__The problem__.
Output the material beneath this task exactly, images excluded.

━━━━━━━━━━━━━━━━━━━━━━━━━━━━━━

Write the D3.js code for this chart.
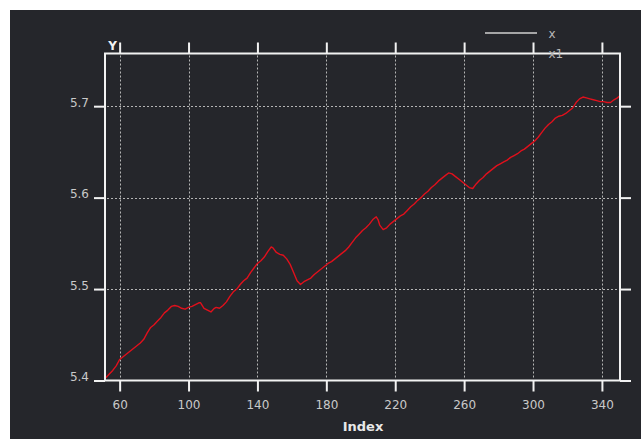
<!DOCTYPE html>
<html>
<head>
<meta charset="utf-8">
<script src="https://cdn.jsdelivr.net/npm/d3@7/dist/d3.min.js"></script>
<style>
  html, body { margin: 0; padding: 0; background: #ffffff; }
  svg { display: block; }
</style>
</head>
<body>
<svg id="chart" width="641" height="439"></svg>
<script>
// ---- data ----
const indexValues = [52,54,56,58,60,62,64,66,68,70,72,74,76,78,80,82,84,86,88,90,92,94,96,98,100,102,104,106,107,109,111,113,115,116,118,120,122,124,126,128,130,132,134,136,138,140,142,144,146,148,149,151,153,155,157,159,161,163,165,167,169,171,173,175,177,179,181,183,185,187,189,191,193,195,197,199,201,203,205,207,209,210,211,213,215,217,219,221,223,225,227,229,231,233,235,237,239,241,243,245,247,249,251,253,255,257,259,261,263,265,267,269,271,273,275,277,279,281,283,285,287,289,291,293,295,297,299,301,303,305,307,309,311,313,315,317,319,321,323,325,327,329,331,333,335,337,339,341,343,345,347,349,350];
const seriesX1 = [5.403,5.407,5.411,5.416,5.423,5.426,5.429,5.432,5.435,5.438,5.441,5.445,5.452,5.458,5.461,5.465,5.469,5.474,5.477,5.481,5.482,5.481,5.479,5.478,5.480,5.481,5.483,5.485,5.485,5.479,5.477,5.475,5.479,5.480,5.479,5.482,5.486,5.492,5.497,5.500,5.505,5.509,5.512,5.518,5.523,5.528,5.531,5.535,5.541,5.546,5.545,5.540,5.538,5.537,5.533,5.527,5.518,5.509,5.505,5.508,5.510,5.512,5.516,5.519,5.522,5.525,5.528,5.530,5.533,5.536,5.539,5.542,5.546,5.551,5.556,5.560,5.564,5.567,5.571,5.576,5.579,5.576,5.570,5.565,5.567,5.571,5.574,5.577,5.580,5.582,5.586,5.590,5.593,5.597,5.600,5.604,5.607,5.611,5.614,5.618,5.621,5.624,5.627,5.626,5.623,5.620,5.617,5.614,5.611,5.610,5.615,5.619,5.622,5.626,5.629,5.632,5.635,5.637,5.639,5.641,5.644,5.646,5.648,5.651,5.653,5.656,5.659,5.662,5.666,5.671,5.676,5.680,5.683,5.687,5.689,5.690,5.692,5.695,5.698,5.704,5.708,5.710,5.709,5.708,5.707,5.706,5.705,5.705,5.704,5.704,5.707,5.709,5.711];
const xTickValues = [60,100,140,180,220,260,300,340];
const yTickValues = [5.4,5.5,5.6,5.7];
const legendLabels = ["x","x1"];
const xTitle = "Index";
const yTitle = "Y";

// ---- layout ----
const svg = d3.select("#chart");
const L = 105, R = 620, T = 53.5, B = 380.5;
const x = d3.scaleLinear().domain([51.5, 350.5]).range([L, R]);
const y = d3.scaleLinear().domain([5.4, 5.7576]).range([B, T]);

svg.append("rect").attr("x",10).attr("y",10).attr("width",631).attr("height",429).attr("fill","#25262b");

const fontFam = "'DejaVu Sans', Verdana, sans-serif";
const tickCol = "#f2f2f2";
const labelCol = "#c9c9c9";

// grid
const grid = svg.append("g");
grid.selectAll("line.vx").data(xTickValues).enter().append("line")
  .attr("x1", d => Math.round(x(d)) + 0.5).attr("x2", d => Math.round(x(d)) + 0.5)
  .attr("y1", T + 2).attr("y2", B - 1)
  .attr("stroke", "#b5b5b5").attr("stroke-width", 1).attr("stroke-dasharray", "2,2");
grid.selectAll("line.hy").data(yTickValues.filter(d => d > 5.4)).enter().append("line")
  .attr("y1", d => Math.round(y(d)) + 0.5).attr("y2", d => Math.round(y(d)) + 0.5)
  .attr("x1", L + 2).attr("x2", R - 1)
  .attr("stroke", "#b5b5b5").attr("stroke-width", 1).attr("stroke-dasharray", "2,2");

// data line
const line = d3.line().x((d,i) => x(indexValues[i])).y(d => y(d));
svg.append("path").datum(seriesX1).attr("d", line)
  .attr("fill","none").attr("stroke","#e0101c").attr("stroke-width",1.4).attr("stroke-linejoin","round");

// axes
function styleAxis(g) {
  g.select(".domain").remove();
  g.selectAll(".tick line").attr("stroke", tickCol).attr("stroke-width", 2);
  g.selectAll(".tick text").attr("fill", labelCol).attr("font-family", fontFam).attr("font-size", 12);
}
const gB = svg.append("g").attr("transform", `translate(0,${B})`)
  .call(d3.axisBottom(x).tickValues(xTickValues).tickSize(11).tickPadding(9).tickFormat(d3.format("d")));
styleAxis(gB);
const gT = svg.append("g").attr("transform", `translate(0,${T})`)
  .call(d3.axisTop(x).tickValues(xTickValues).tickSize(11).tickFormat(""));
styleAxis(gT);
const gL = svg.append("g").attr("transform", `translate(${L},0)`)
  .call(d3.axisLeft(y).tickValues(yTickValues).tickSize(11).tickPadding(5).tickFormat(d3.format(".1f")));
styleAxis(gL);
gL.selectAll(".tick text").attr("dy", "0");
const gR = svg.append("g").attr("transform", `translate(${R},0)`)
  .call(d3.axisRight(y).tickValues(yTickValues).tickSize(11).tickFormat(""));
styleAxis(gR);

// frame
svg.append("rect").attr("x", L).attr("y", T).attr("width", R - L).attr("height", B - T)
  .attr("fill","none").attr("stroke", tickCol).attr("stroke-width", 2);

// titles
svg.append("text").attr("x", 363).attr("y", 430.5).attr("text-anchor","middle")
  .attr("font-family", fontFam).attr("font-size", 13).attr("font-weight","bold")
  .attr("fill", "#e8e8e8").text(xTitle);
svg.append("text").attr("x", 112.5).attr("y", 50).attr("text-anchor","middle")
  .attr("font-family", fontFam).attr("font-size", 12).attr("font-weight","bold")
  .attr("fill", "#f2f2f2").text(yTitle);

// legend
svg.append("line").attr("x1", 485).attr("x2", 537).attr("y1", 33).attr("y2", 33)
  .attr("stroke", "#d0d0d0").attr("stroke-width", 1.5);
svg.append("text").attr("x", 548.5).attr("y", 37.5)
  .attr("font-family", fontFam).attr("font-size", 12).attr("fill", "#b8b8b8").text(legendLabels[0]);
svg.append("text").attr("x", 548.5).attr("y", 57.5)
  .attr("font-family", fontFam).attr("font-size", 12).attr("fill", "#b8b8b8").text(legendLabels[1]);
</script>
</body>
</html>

━━━━━━━━━━━━━━━━━━━━━━━━━━━━━━

__Result for this task__.
Write the D3.js code for this chart.
<!DOCTYPE html>
<html>
<head>
<meta charset="utf-8">
<script src="https://cdn.jsdelivr.net/npm/d3@7/dist/d3.min.js"></script>
<style>
  html, body { margin: 0; padding: 0; background: #ffffff; }
  svg { display: block; }
</style>
</head>
<body>
<svg id="chart" width="641" height="439"></svg>
<script>
// ---- data ----
const indexValues = [52,54,56,58,60,62,64,66,68,70,72,74,76,78,80,82,84,86,88,90,92,94,96,98,100,102,104,106,107,109,111,113,115,116,118,120,122,124,126,128,130,132,134,136,138,140,142,144,146,148,149,151,153,155,157,159,161,163,165,167,169,171,173,175,177,179,181,183,185,187,189,191,193,195,197,199,201,203,205,207,209,210,211,213,215,217,219,221,223,225,227,229,231,233,235,237,239,241,243,245,247,249,251,253,255,257,259,261,263,265,267,269,271,273,275,277,279,281,283,285,287,289,291,293,295,297,299,301,303,305,307,309,311,313,315,317,319,321,323,325,327,329,331,333,335,337,339,341,343,345,347,349,350];
const seriesX1 = [5.403,5.407,5.411,5.416,5.423,5.426,5.429,5.432,5.435,5.438,5.441,5.445,5.452,5.458,5.461,5.465,5.469,5.474,5.477,5.481,5.482,5.481,5.479,5.478,5.480,5.481,5.483,5.485,5.485,5.479,5.477,5.475,5.479,5.480,5.479,5.482,5.486,5.492,5.497,5.500,5.505,5.509,5.512,5.518,5.523,5.528,5.531,5.535,5.541,5.546,5.545,5.540,5.538,5.537,5.533,5.527,5.518,5.509,5.505,5.508,5.510,5.512,5.516,5.519,5.522,5.525,5.528,5.530,5.533,5.536,5.539,5.542,5.546,5.551,5.556,5.560,5.564,5.567,5.571,5.576,5.579,5.576,5.570,5.565,5.567,5.571,5.574,5.577,5.580,5.582,5.586,5.590,5.593,5.597,5.600,5.604,5.607,5.611,5.614,5.618,5.621,5.624,5.627,5.626,5.623,5.620,5.617,5.614,5.611,5.610,5.615,5.619,5.622,5.626,5.629,5.632,5.635,5.637,5.639,5.641,5.644,5.646,5.648,5.651,5.653,5.656,5.659,5.662,5.666,5.671,5.676,5.680,5.683,5.687,5.689,5.690,5.692,5.695,5.698,5.704,5.708,5.710,5.709,5.708,5.707,5.706,5.705,5.705,5.704,5.704,5.707,5.709,5.711];
const xTickValues = [60,100,140,180,220,260,300,340];
const yTickValues = [5.4,5.5,5.6,5.7];
const legendLabels = ["x","x1"];
const xTitle = "Index";
const yTitle = "Y";

// ---- layout ----
const svg = d3.select("#chart");
const L = 105, R = 620, T = 53.5, B = 380.5;
const x = d3.scaleLinear().domain([51.5, 350.5]).range([L, R]);
const y = d3.scaleLinear().domain([5.4, 5.7576]).range([B, T]);

svg.append("rect").attr("x",10).attr("y",10).attr("width",631).attr("height",429).attr("fill","#25262b");

const fontFam = "'DejaVu Sans', Verdana, sans-serif";
const tickCol = "#f2f2f2";
const labelCol = "#c9c9c9";

// grid
const grid = svg.append("g");
grid.selectAll("line.vx").data(xTickValues).enter().append("line")
  .attr("x1", d => Math.round(x(d)) + 0.5).attr("x2", d => Math.round(x(d)) + 0.5)
  .attr("y1", T + 2).attr("y2", B - 1)
  .attr("stroke", "#b5b5b5").attr("stroke-width", 1).attr("stroke-dasharray", "2,2");
grid.selectAll("line.hy").data(yTickValues.filter(d => d > 5.4)).enter().append("line")
  .attr("y1", d => Math.round(y(d)) + 0.5).attr("y2", d => Math.round(y(d)) + 0.5)
  .attr("x1", L + 2).attr("x2", R - 1)
  .attr("stroke", "#b5b5b5").attr("stroke-width", 1).attr("stroke-dasharray", "2,2");

// data line
const line = d3.line().x((d,i) => x(indexValues[i])).y(d => y(d));
svg.append("path").datum(seriesX1).attr("d", line)
  .attr("fill","none").attr("stroke","#e0101c").attr("stroke-width",1.4).attr("stroke-linejoin","round");

// axes
function styleAxis(g) {
  g.select(".domain").remove();
  g.selectAll(".tick line").attr("stroke", tickCol).attr("stroke-width", 2);
  g.selectAll(".tick text").attr("fill", labelCol).attr("font-family", fontFam).attr("font-size", 12);
}
const gB = svg.append("g").attr("transform", `translate(0,${B})`)
  .call(d3.axisBottom(x).tickValues(xTickValues).tickSize(11).tickPadding(9).tickFormat(d3.format("d")));
styleAxis(gB);
const gT = svg.append("g").attr("transform", `translate(0,${T})`)
  .call(d3.axisTop(x).tickValues(xTickValues).tickSize(11).tickFormat(""));
styleAxis(gT);
const gL = svg.append("g").attr("transform", `translate(${L},0)`)
  .call(d3.axisLeft(y).tickValues(yTickValues).tickSize(11).tickPadding(5).tickFormat(d3.format(".1f")));
styleAxis(gL);
gL.selectAll(".tick text").attr("dy", "0");
const gR = svg.append("g").attr("transform", `translate(${R},0)`)
  .call(d3.axisRight(y).tickValues(yTickValues).tickSize(11).tickFormat(""));
styleAxis(gR);

// frame
svg.append("rect").attr("x", L).attr("y", T).attr("width", R - L).attr("height", B - T)
  .attr("fill","none").attr("stroke", tickCol).attr("stroke-width", 2);

// titles
svg.append("text").attr("x", 363).attr("y", 430.5).attr("text-anchor","middle")
  .attr("font-family", fontFam).attr("font-size", 13).attr("font-weight","bold")
  .attr("fill", "#e8e8e8").text(xTitle);
svg.append("text").attr("x", 112.5).attr("y", 50).attr("text-anchor","middle")
  .attr("font-family", fontFam).attr("font-size", 12).attr("font-weight","bold")
  .attr("fill", "#f2f2f2").text(yTitle);

// legend
svg.append("line").attr("x1", 485).attr("x2", 537).attr("y1", 33).attr("y2", 33)
  .attr("stroke", "#d0d0d0").attr("stroke-width", 1.5);
svg.append("text").attr("x", 548.5).attr("y", 37.5)
  .attr("font-family", fontFam).attr("font-size", 12).attr("fill", "#b8b8b8").text(legendLabels[0]);
svg.append("text").attr("x", 548.5).attr("y", 57.5)
  .attr("font-family", fontFam).attr("font-size", 12).attr("fill", "#b8b8b8").text(legendLabels[1]);
</script>
</body>
</html>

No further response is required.